Interesting,

In the past I worked for the PRS, and they will license you to play any music at your garden fete or in a shop in the UK. The internet has another type of problem because the laws are for each territory... hence the fact that the BBC cannot get agreement to broadcast everything to all their listeners in any part of the world. If they don't have the right to air their own material except under certain conditions, ie. in the UK they cannot rebroadcast after seven days, then it would be a nightmare for a mere mortal to re-broadcast anything under present laws, or even to get the correct licenses. The iPodders have already come up against the same legal minefield. In the US it is almost impossible to gain agreement and licenses, five to date, to legally distribute copyrighted material on the net or in a Podcast. Virgin radio in the UK are the only company that I know who can distribute their shows and actually publicise a world wide audience.
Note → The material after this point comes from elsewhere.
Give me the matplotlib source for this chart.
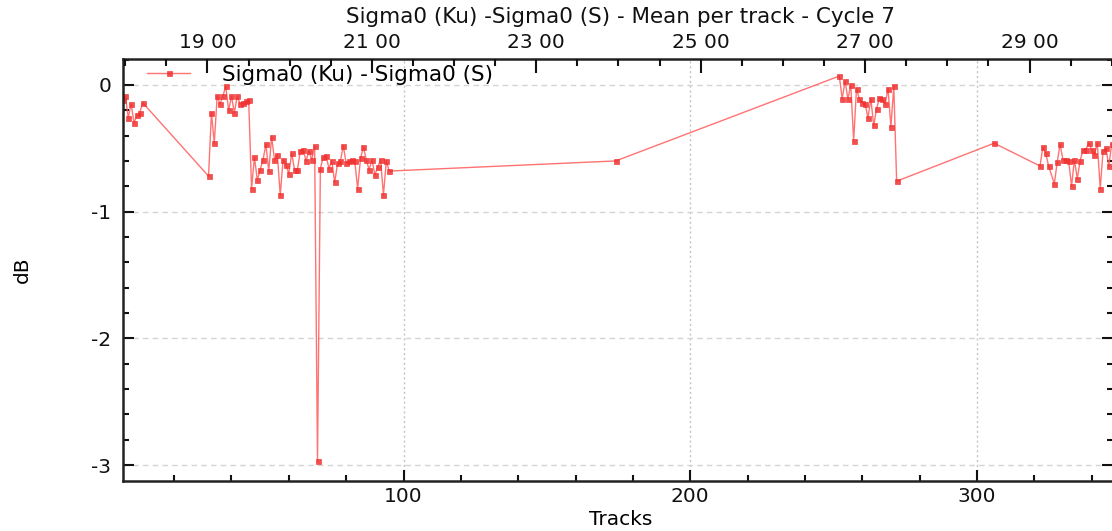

People are now turning to non copyrighted material instead. Similar to an open license contract. The same thing happened in advertising a few years ago.... originally actors in the adverts got a repeat fee every time the ad was played .... now they just get a buy out. The music business will eventually have to settle for the same fee structure with music.

Richard

On 5 Aug 2005, at 13:37, Graeme Mulvaney wrote:

This debate makes me laugh;

It was started when the head of ITNs' new media dept. announced the release of an applet that circumvents the BBCs' attempts at DRM, and has turned into an attack on the BBCs' reluctance to share its' copyrighted material.

I've had a mooch around the ITN site and they don't seem to be making any of their content freely available ? If thisn't the case, then could somebody publish a link that we could play with.

The BBC are pioneering a broadcasting paradigm with Backstage - no other broadcaster is actively encouraging developers to re-purpose their information, you should give them a break.